L'intelligenza teatrale del regista, poi, si unisce a quella prettamente drammaturgica, così che battute e dialoghi, benché con levità e ironia sottile, penetrano in annose questioni di politica internazionale, ovvero indagano i motivi nascosti dell'agire umano. Parola e regia si rispecchiano con naturalezza: se la spinta ultima alle esplorazioni spaziali è il narcisismo proprio dell'uomo, il pubblico in sala non esiterà certo a cercare il proprio volto nello specchio che Jacques punta verso la sala.
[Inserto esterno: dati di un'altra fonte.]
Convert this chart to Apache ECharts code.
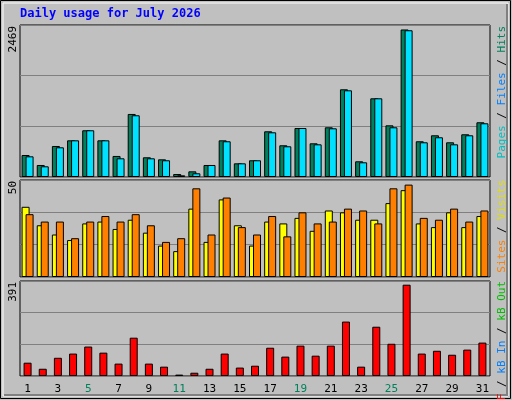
<!DOCTYPE html>
<html><head><meta charset="utf-8">
<script src="https://cdn.jsdelivr.net/npm/echarts@6/dist/echarts.min.js"></script>
<style>html,body{margin:0;padding:0;background:#fff}#c{width:512px;height:400px}</style>
</head><body><div id="c"></div>
<script>
const days = ['1','2','3','4','5','6','7','8','9','10','11','12','13','14','15','16','17','18','19','20','21','22','23','24','25','26','27','28','29','30','31'];
const weekend = ['4','5','11','12','18','19','25','26'];
const hits = [368,201,519,614,782,614,352,1055,330,296,50,95,201,614,229,280,765,531,820,564,832,1468,263,1317,865,2469,598,698,581,715,916];
const files = [346,179,497,614,782,614,313,1033,313,280,28,62,201,598,229,280,748,514,820,547,815,1451,246,1317,832,2456,581,665,547,698,899];
const visits = [38,28,23,20,29,30,26,31,24,17,14,37,19,42,28,17,30,29,32,25,36,35,31,31,40,47,29,27,35,27,33];
const sites = [34,30,30,21,30,33,30,34,28,19,21,48,23,43,27,23,33,22,35,29,30,37,36,29,48,50,32,31,37,30,36];
const kbytes = [57,31,78,96,126,100,53,164,53,40,6,14,31,96,36,44,121,83,130,87,130,233,40,211,138,391,96,108,91,113,143];
const maxLabels = ['2469','50','391'];

const chart = echarts.init(document.getElementById('c'));
const mono = 'DejaVu Sans Mono';
const grids = [
  {left:20, width:470, top:25, height:152},
  {left:20, width:470, top:180, height:97},
  {left:20, width:470, top:281, height:95}
].map(g=>Object.assign(g,{show:true,backgroundColor:'#C0C0C0',borderColor:'#000',borderWidth:1}));
const xAxis = [0,1,2].map(i=>({type:'category',gridIndex:i,data:days,
  axisLine:{show:false},axisTick:{show:false},
  axisLabel:{show:i===2,margin:8,fontFamily:mono,fontSize:11,
    color:(v)=>weekend.includes(v)?'#00805C':'#000'}}));
const yMax=[2544,52.5,406.8];
const yAxis = [0,1,2].map(i=>({type:'value',gridIndex:i,min:0,max:yMax[i],interval:yMax[i]/3,
  axisLabel:{show:false},axisLine:{show:false},axisTick:{show:false},
  splitLine:{lineStyle:{color:'#808080',width:1}}}));
const bs = {borderColor:'#000',borderWidth:1};
const series = [
  {type:'bar',xAxisIndex:0,yAxisIndex:0,data:hits,barWidth:8,barGap:'-50%',itemStyle:Object.assign({color:'#00805C'},bs)},
  {type:'bar',xAxisIndex:0,yAxisIndex:0,data:files,barWidth:8,itemStyle:Object.assign({color:'#00E0FF'},bs)},
  {type:'bar',xAxisIndex:1,yAxisIndex:1,data:visits,barWidth:8,barGap:'-50%',itemStyle:Object.assign({color:'#FFFF00'},bs)},
  {type:'bar',xAxisIndex:1,yAxisIndex:1,data:sites,barWidth:8,itemStyle:Object.assign({color:'#FF8000'},bs)},
  {type:'bar',xAxisIndex:2,yAxisIndex:2,data:kbytes,barWidth:8,itemStyle:Object.assign({color:'#FF0000'},bs)}
];
const sideY=[25,180,281];
const graphic = [
  {type:'rect',shape:{x:0.5,y:0.5,width:510,height:398},style:{fill:'none',stroke:'#000',lineWidth:1},z:-1},
  {type:'rect',shape:{x:3,y:3,width:505,height:393},style:{fill:'#C0C0C0',stroke:'#fff',lineWidth:1},z:-2},
  {type:'line',shape:{x1:4,y1:395,x2:508,y2:395},style:{stroke:'#808080',lineWidth:2}},
  {type:'line',shape:{x1:507,y1:4,x2:507,y2:395},style:{stroke:'#808080',lineWidth:2}},
  {type:'text',left:20,top:8,style:{text:'Daily usage for July 2026',fill:'#0000FF',font:'bold 12px '+mono}}
];
maxLabels.forEach((t,i)=>{
  graphic.push({type:'text',x:8,y:sideY[i]+1,rotation:Math.PI/2,
    style:{text:t,fill:'#000',font:'11px '+mono,align:'right',verticalAlign:'top'}});
});
function side(y,parts){
  graphic.push({type:'text',x:497,y:y,rotation:Math.PI/2,
    style:{align:'right',verticalAlign:'top',font:'11px '+mono,
      text:parts.map((p,i)=>'{s'+i+'|'+p[0]+'}').join(''),
      rich:Object.fromEntries(parts.map((p,i)=>['s'+i,{fill:p[1],font:'11px '+mono}]))}});
}
side(26,[['Pages','#00C0C0'],[' / ','#000'],['Files','#0080FF'],[' / ','#000'],['Hits','#00805C']]);
side(180,[['Sites','#FF8000'],[' / ','#000'],['Visits','#E0E000']]);
side(281,[['kB F','#FF0000'],[' / ','#000'],['kB In','#0080FF'],[' / ','#000'],['kB Out','#00C000']]);
chart.setOption({animation:false,backgroundColor:'#C0C0C0',grid:grids,xAxis,yAxis,series,graphic});
</script></body></html>
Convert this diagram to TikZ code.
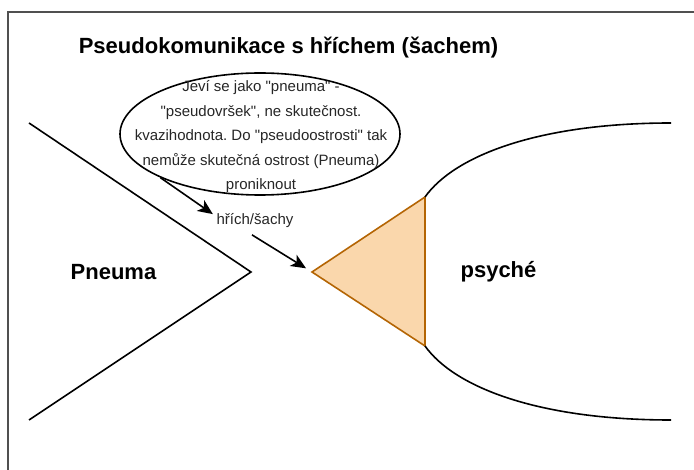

Il senso ultimo di questo spettacolo è nella spiegazione della differenza fra astronauta e cosmonauta che l'attore fa illustrare con fervore al suo Philippe: l'astronauta è colui che vaga fra gli astri, il cosmonauta, invece, è colui che ricerca la bellezza (è il significato originario della parola "cosmo"). La stessa bellezza racchiusa in questo emozionante frutto della genialità di Lepage.